Ubisoft Inc.’s Call of Juarez: The Cartel for Sony Corp.’s Playstation 3 and Microsoft Corp.’s Xbox 360is a standard first-person shooter that handcuffs an average drug bust campaign to a solid online multiplayer mode.
In Call of Juarez: The Cartel, a U.S. task force must take down a Mexican drug cartel in Los Angeles. Users can choose one of three agents to trek solo or co-op with two additional players.
Controls are mediocre with standard trigger fire, grenade, and reload access. Aim can be foggy due to a focus effect that can blur immediate vision. Movement can be crippling with a subpar cover system and limited jump height.
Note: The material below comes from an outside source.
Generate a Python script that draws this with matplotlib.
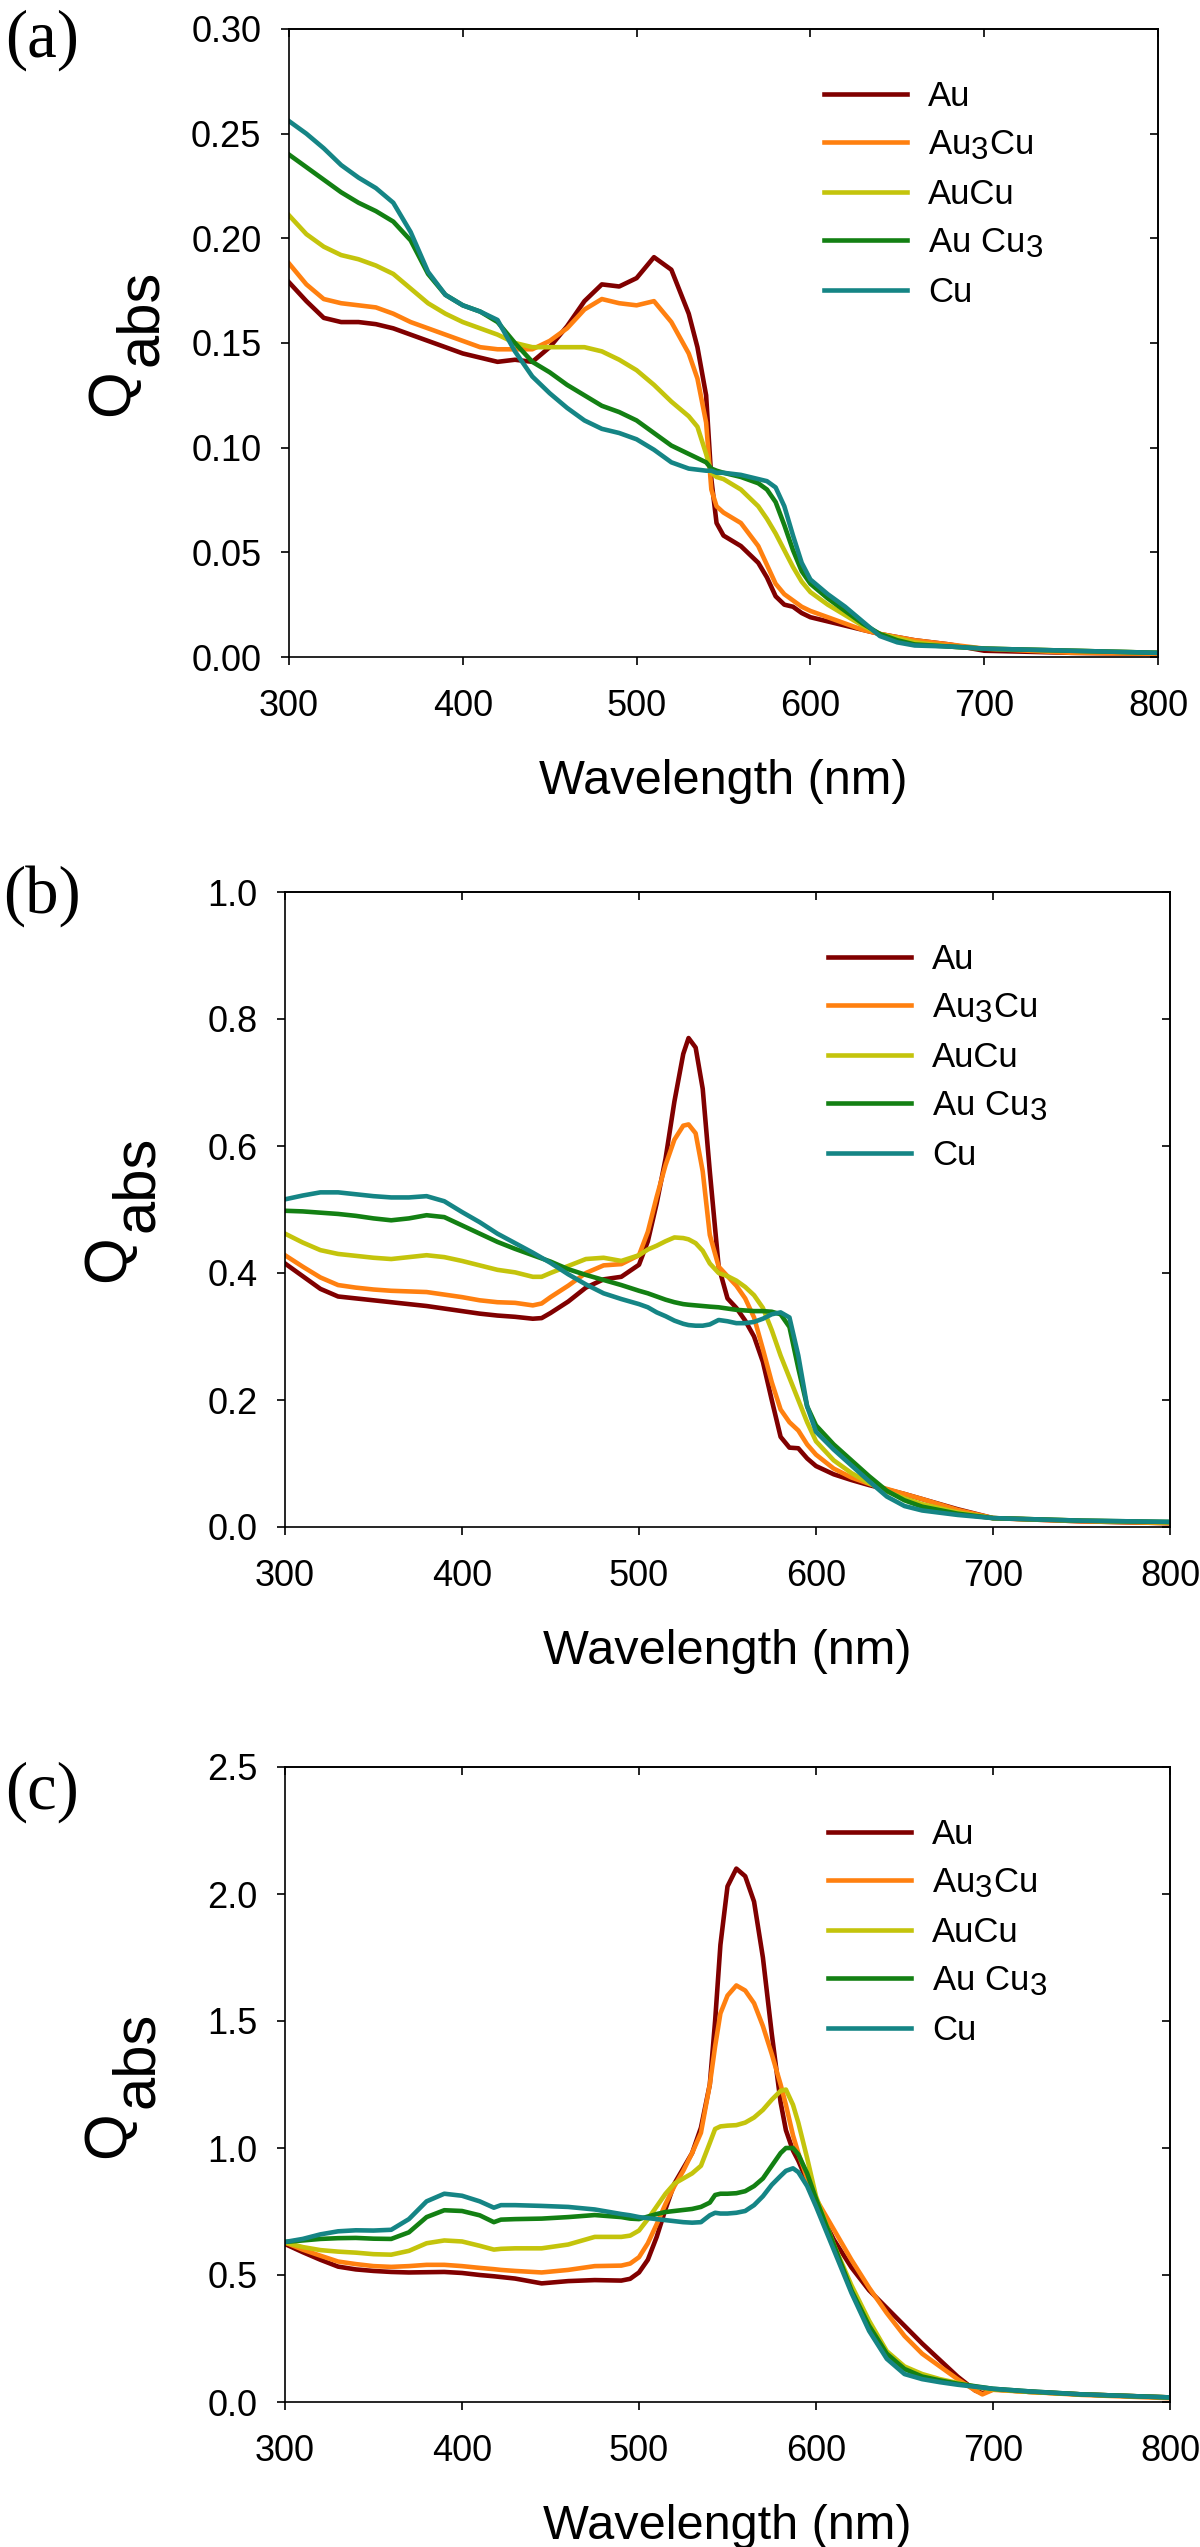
import matplotlib
matplotlib.use("Agg")
import matplotlib.pyplot as plt
import matplotlib._mathtext as _mt

_mt.SHRINK_FACTOR = 0.9

plt.rcParams['font.family'] = ['Liberation Sans', 'DejaVu Sans']
plt.rcParams['mathtext.fontset'] = 'custom'
plt.rcParams['mathtext.rm'] = 'Liberation Sans'
plt.rcParams['mathtext.it'] = 'Liberation Sans'
plt.rcParams['mathtext.default'] = 'regular'

# ---------------- data ----------------
series_names = ['Au', r'Au$_3$Cu', 'AuCu', r'Au Cu$_3$', 'Cu']
series_colors = ['#800000', '#FF8010', '#C4C40C', '#138013', '#158585']
panel_letters = ['(a)', '(b)', '(c)']

wl_a = [300, 310, 320, 330, 340, 350, 360, 370, 380, 390, 400, 410, 420, 430, 440, 450,
        460, 470, 480, 490, 500, 510, 520, 530, 535, 540, 543, 546, 550, 560, 570, 575,
        580, 585, 590, 595, 600, 610, 620, 630, 640, 650, 660, 680, 700, 750, 800]
au_a = [0.179, 0.170, 0.162, 0.160, 0.160, 0.159, 0.157, 0.154, 0.151, 0.148, 0.145, 0.143,
        0.141, 0.142, 0.141, 0.148, 0.158, 0.170, 0.178, 0.177, 0.181, 0.191, 0.185, 0.164,
        0.148, 0.125, 0.085, 0.064, 0.058, 0.053, 0.045, 0.038, 0.029, 0.025, 0.024, 0.021,
        0.019, 0.017, 0.015, 0.013, 0.011, 0.0095, 0.008, 0.006, 0.003, 0.002, 0.0015]
au3cu_a = [0.188, 0.178, 0.171, 0.169, 0.168, 0.167, 0.164, 0.160, 0.157, 0.154, 0.151, 0.148,
           0.147, 0.147, 0.147, 0.151, 0.157, 0.166, 0.171, 0.169, 0.168, 0.170, 0.160, 0.145,
           0.133, 0.112, 0.080, 0.072, 0.069, 0.064, 0.053, 0.044, 0.035, 0.030, 0.027, 0.024,
           0.022, 0.019, 0.016, 0.013, 0.011, 0.0095, 0.008, 0.006, 0.004, 0.002, 0.0015]
aucu_a = [0.211, 0.202, 0.196, 0.192, 0.190, 0.187, 0.183, 0.176, 0.169, 0.164, 0.160, 0.157,
          0.154, 0.150, 0.148, 0.148, 0.148, 0.148, 0.146, 0.142, 0.137, 0.130, 0.122, 0.115,
          0.110, 0.097, 0.088, 0.086, 0.085, 0.080, 0.072, 0.066, 0.059, 0.051, 0.043, 0.036,
          0.031, 0.025, 0.020, 0.015, 0.011, 0.009, 0.007, 0.005, 0.004, 0.003, 0.002]
aucu3_a = [0.240, 0.234, 0.228, 0.222, 0.217, 0.213, 0.208, 0.199, 0.183, 0.173, 0.168, 0.165,
           0.160, 0.150, 0.141, 0.136, 0.130, 0.125, 0.120, 0.117, 0.113, 0.107, 0.101, 0.097,
           0.095, 0.093, 0.090, 0.089, 0.088, 0.086, 0.083, 0.080, 0.074, 0.063, 0.051, 0.041,
           0.035, 0.028, 0.022, 0.016, 0.011, 0.008, 0.006, 0.005, 0.004, 0.003, 0.002]
cu_a = [0.256, 0.250, 0.243, 0.235, 0.229, 0.224, 0.217, 0.203, 0.184, 0.173, 0.168, 0.165,
        0.161, 0.146, 0.134, 0.126, 0.119, 0.113, 0.109, 0.107, 0.104, 0.099, 0.093, 0.090,
        0.0895, 0.089, 0.089, 0.088, 0.088, 0.087, 0.085, 0.084, 0.081, 0.072, 0.058, 0.045,
        0.037, 0.030, 0.024, 0.017, 0.010, 0.007, 0.0055, 0.005, 0.004, 0.003, 0.002]

wl_b = [300, 310, 320, 330, 340, 350, 360, 370, 380, 390, 400, 410, 420, 430, 440, 445, 450,
        460, 470, 480, 490, 500, 505, 510, 515, 520, 525, 528, 532, 536, 540, 545, 550, 555,
        560, 565, 570, 575, 580, 585, 590, 595, 600, 610, 620, 630, 640, 650, 660, 680, 700,
        750, 800]
au_b = [0.415, 0.395, 0.375, 0.363, 0.360, 0.357, 0.354, 0.351, 0.348, 0.344, 0.340, 0.336,
        0.333, 0.331, 0.328, 0.329, 0.337, 0.355, 0.377, 0.390, 0.394, 0.413, 0.450, 0.510,
        0.580, 0.670, 0.745, 0.770, 0.755, 0.690, 0.560, 0.410, 0.360, 0.345, 0.325, 0.300,
        0.260, 0.200, 0.142, 0.125, 0.124, 0.108, 0.096, 0.083, 0.074, 0.066, 0.059, 0.052,
        0.044, 0.028, 0.014, 0.009, 0.006]
au3cu_b = [0.428, 0.410, 0.393, 0.381, 0.377, 0.374, 0.372, 0.371, 0.370, 0.366, 0.362, 0.357,
           0.354, 0.353, 0.349, 0.352, 0.362, 0.380, 0.400, 0.412, 0.414, 0.428, 0.465, 0.520,
           0.570, 0.610, 0.632, 0.634, 0.620, 0.560, 0.460, 0.410, 0.395, 0.380, 0.360, 0.330,
           0.280, 0.228, 0.185, 0.165, 0.152, 0.130, 0.114, 0.092, 0.078, 0.068, 0.060, 0.052,
           0.044, 0.027, 0.014, 0.009, 0.006]
aucu_b = [0.462, 0.448, 0.436, 0.430, 0.427, 0.424, 0.422, 0.425, 0.428, 0.425, 0.419, 0.412,
          0.405, 0.401, 0.394, 0.394, 0.400, 0.411, 0.422, 0.424, 0.419, 0.428, 0.437, 0.443,
          0.450, 0.456, 0.455, 0.453, 0.447, 0.435, 0.415, 0.400, 0.395, 0.388, 0.378, 0.365,
          0.345, 0.310, 0.270, 0.235, 0.200, 0.165, 0.135, 0.105, 0.085, 0.069, 0.056, 0.045,
          0.036, 0.023, 0.014, 0.010, 0.007]
aucu3_b = [0.498, 0.497, 0.495, 0.493, 0.490, 0.486, 0.483, 0.486, 0.491, 0.488, 0.475, 0.462,
           0.449, 0.438, 0.428, 0.423, 0.418, 0.406, 0.397, 0.389, 0.381, 0.372, 0.368, 0.363,
           0.358, 0.354, 0.351, 0.350, 0.349, 0.348, 0.347, 0.346, 0.344, 0.342, 0.341, 0.340,
           0.340, 0.339, 0.335, 0.315, 0.250, 0.190, 0.160, 0.130, 0.105, 0.080, 0.057, 0.042,
           0.032, 0.021, 0.014, 0.010, 0.008]
cu_b = [0.516, 0.522, 0.527, 0.527, 0.524, 0.521, 0.519, 0.519, 0.521, 0.513, 0.496, 0.480,
        0.462, 0.447, 0.432, 0.424, 0.416, 0.398, 0.382, 0.368, 0.359, 0.351, 0.346, 0.338,
        0.332, 0.325, 0.320, 0.318, 0.317, 0.317, 0.319, 0.326, 0.324, 0.321, 0.321, 0.323,
        0.328, 0.335, 0.338, 0.330, 0.270, 0.190, 0.150, 0.122, 0.097, 0.072, 0.048, 0.033,
        0.026, 0.019, 0.014, 0.010, 0.008]

wl_c = [300, 310, 320, 330, 340, 350, 360, 370, 380, 390, 400, 410, 418, 422, 430, 445, 460,
        475, 490, 495, 500, 505, 510, 515, 520, 525, 530, 535, 540, 543, 546, 550, 555, 560,
        565, 570, 575, 580, 583, 587, 590, 595, 600, 610, 620, 630, 640, 650, 660, 670, 680,
        690, 694, 700, 720, 750, 800]
au_c = [0.622, 0.590, 0.560, 0.533, 0.522, 0.516, 0.512, 0.510, 0.511, 0.512, 0.508, 0.500,
        0.495, 0.492, 0.486, 0.467, 0.476, 0.480, 0.478, 0.485, 0.510, 0.560, 0.650, 0.760,
        0.860, 0.920, 0.980, 1.080, 1.250, 1.500, 1.800, 2.030, 2.100, 2.070, 1.970, 1.750,
        1.450, 1.180, 1.070, 0.990, 0.950, 0.870, 0.780, 0.640, 0.530, 0.440, 0.370, 0.300,
        0.230, 0.165, 0.100, 0.045, 0.035, 0.050, 0.040, 0.030, 0.018]
au3cu_c = [0.628, 0.600, 0.576, 0.553, 0.543, 0.535, 0.532, 0.535, 0.540, 0.540, 0.535, 0.528,
           0.523, 0.520, 0.516, 0.510, 0.520, 0.535, 0.537, 0.545, 0.570, 0.625, 0.700, 0.780,
           0.850, 0.910, 0.980, 1.060, 1.250, 1.400, 1.530, 1.600, 1.640, 1.620, 1.570, 1.480,
           1.370, 1.250, 1.170, 1.050, 0.980, 0.880, 0.800, 0.680, 0.560, 0.450, 0.350, 0.260,
           0.190, 0.140, 0.090, 0.045, 0.030, 0.048, 0.040, 0.028, 0.015]
aucu_c = [0.628, 0.610, 0.598, 0.592, 0.588, 0.582, 0.580, 0.595, 0.625, 0.636, 0.632, 0.615,
          0.600, 0.603, 0.605, 0.605, 0.620, 0.650, 0.650, 0.655, 0.675, 0.720, 0.770, 0.820,
          0.860, 0.880, 0.900, 0.930, 1.020, 1.075, 1.085, 1.088, 1.090, 1.100, 1.120, 1.150,
          1.190, 1.225, 1.230, 1.170, 1.100, 0.960, 0.810, 0.620, 0.460, 0.320, 0.200, 0.140,
          0.110, 0.090, 0.075, 0.060, 0.055, 0.050, 0.040, 0.030, 0.018]
aucu3_c = [0.630, 0.636, 0.642, 0.645, 0.646, 0.643, 0.642, 0.668, 0.728, 0.755, 0.752, 0.735,
           0.708, 0.718, 0.720, 0.722, 0.728, 0.736, 0.728, 0.722, 0.720, 0.730, 0.740, 0.748,
           0.752, 0.756, 0.760, 0.768, 0.785, 0.815, 0.820, 0.820, 0.822, 0.830, 0.850, 0.880,
           0.930, 0.980, 1.000, 1.000, 0.975, 0.900, 0.800, 0.620, 0.440, 0.300, 0.190, 0.130,
           0.100, 0.085, 0.072, 0.062, 0.058, 0.052, 0.042, 0.030, 0.018]
cu_c = [0.630, 0.642, 0.660, 0.672, 0.676, 0.675, 0.678, 0.720, 0.790, 0.820, 0.812, 0.790,
        0.765, 0.775, 0.775, 0.772, 0.768, 0.758, 0.740, 0.735, 0.728, 0.724, 0.720, 0.716,
        0.712, 0.708, 0.706, 0.708, 0.735, 0.745, 0.742, 0.742, 0.745, 0.752, 0.775, 0.810,
        0.855, 0.890, 0.910, 0.920, 0.905, 0.850, 0.770, 0.600, 0.430, 0.280, 0.170, 0.110,
        0.090, 0.078, 0.068, 0.060, 0.057, 0.052, 0.042, 0.030, 0.018]

panel_wl = [wl_a, wl_b, wl_c]
panel_series = [[au_a, au3cu_a, aucu_a, aucu3_a, cu_a],
                [au_b, au3cu_b, aucu_b, aucu3_b, cu_b],
                [au_c, au3cu_c, aucu_c, aucu3_c, cu_c]]
y_limits = [(0.0, 0.30), (0.0, 1.0), (0.0, 2.5)]
y_ticks = [[0.00, 0.05, 0.10, 0.15, 0.20, 0.25, 0.30],
           [0.0, 0.2, 0.4, 0.6, 0.8, 1.0],
           [0.0, 0.5, 1.0, 1.5, 2.0, 2.5]]
y_fmt = ['{:.2f}', '{:.1f}', '{:.1f}']
x_ticks = [300, 400, 500, 600, 700, 800]
x_label = 'Wavelength (nm)'

# ---------------- layout (pixels) ----------------
W, H = 1200, 2547
fig = plt.figure(figsize=(W / 100, H / 100), dpi=100)

rects = [(289, 29, 1158, 657), (285, 892, 1170, 1527), (285, 1767, 1170, 2402)]
letter_pos = [(42, 40), (42, 896), (42, 1792)]
legend_left = [824, 828, 828]


def fx(x):
    return x / W


def fy(y):
    return 1 - y / H


TICK_LEN = 5.8
LW_SPINE = 1.2

for i in range(3):
    l, t, r, b = rects[i]
    ax = fig.add_axes([fx(l), fy(b), (r - l) / W, (b - t) / H])
    for name, col, vals in zip(series_names, series_colors, panel_series[i]):
        ax.plot(panel_wl[i], vals, color=col, lw=3.3, label=name,
                solid_joinstyle='round')
    ax.set_xlim(300, 800)
    ax.set_ylim(*y_limits[i])
    ax.set_xticks(x_ticks)
    ax.set_xticklabels([str(v) for v in x_ticks])
    ax.set_yticks(y_ticks[i])
    ax.set_yticklabels([y_fmt[i].format(v) for v in y_ticks[i]])
    for s in ax.spines.values():
        s.set_linewidth(LW_SPINE)
    ax.tick_params(axis='both', direction='out', length=TICK_LEN, width=LW_SPINE,
                   labelsize=26, colors='black')
    ax.tick_params(axis='y', pad=14)
    ax.tick_params(axis='x', pad=17)
    # inward ticks on top and right
    secx = ax.secondary_xaxis('top')
    secx.set_xticks(x_ticks)
    secx.tick_params(axis='x', direction='in', length=TICK_LEN, width=LW_SPINE,
                     labeltop=False, labelbottom=False)
    secx.spines['top'].set_linewidth(LW_SPINE)
    secy = ax.secondary_yaxis('right')
    secy.set_yticks(y_ticks[i])
    secy.tick_params(axis='y', direction='in', length=TICK_LEN, width=LW_SPINE,
                     labelright=False, labelleft=False)
    secy.spines['right'].set_linewidth(LW_SPINE)

    # legend
    leg_x = (legend_left[i] - l) / (r - l)
    leg_top = t + 51
    leg_y = (b - leg_top) / (b - t)
    ax.legend(loc='upper left', bbox_to_anchor=(leg_x, leg_y), frameon=False,
              fontsize=25, handlelength=2.4, handletextpad=0.6, labelspacing=0.45,
              borderpad=0, borderaxespad=0)

    # x label
    fig.text(fx((l + r) / 2), fy(b + 137), x_label, fontsize=35,
             ha='center', va='baseline')
    # y label Q_abs
    yc = (t + b) / 2
    fig.text(fx(l - 161), fy(yc + 73), 'Q', fontsize=43, rotation=90,
             rotation_mode='anchor', ha='left', va='baseline')
    fig.text(fx(l - 132), fy(yc + 23), 'abs', fontsize=43, rotation=90,
             rotation_mode='anchor', ha='left', va='baseline')
    # panel letter
    fig.text(fx(letter_pos[i][0]), fy(letter_pos[i][1]), panel_letters[i],
             fontsize=48, family=['Liberation Serif', 'DejaVu Serif'],
             ha='center', va='center')

fig.savefig('out.png', dpi=100)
Missions include varied locations, from mountainous terrain to inner city slums to high-speed car chases. Mission structure can pace the game slower than need be, with sporadic firefights that require a long distance run to the next shootout. In addition, the car chase sequences are hampered with a limited in-car driving view.
Certain missions include an extra secret agenda to obtain items or observe actions that can earn the user XP or new abilities.
The enemy AI is average with constant strafing and cover ability.
Co-op functionality can be initiated at any time with users starting a pre-level lobby where each user can define a loadout. Gun selection ranges from pistols to shotguns to machine guns.
Online multiplayer is a superior shootout experience with up to 12 players. Mission scenarios include multi-part objectives between cops and gangsters. Objectives can include guarding an area, breaching a location, and placing explosives within a time limit. The fight between other players offers competition, teamwork, and enemy reaction that isn’t found in the campaign.
The graphics engine is decent at 30 frames-per-second. Characters and locations are very detailed and nicely relay all parts of Los Angeles. The entire game includes a hazy overlay that can make it difficult to see enemies in certain lighting conditions. The sound engine is adequate with cinematic profanity-laced dialogue that is over-the-top and not taken seriously.
Call of Juarez: The Cartel can’t muster a well-oiled solo campaign, but the online multiplayer mode between cops and gangsters may be enough to find recruits to end the drug war.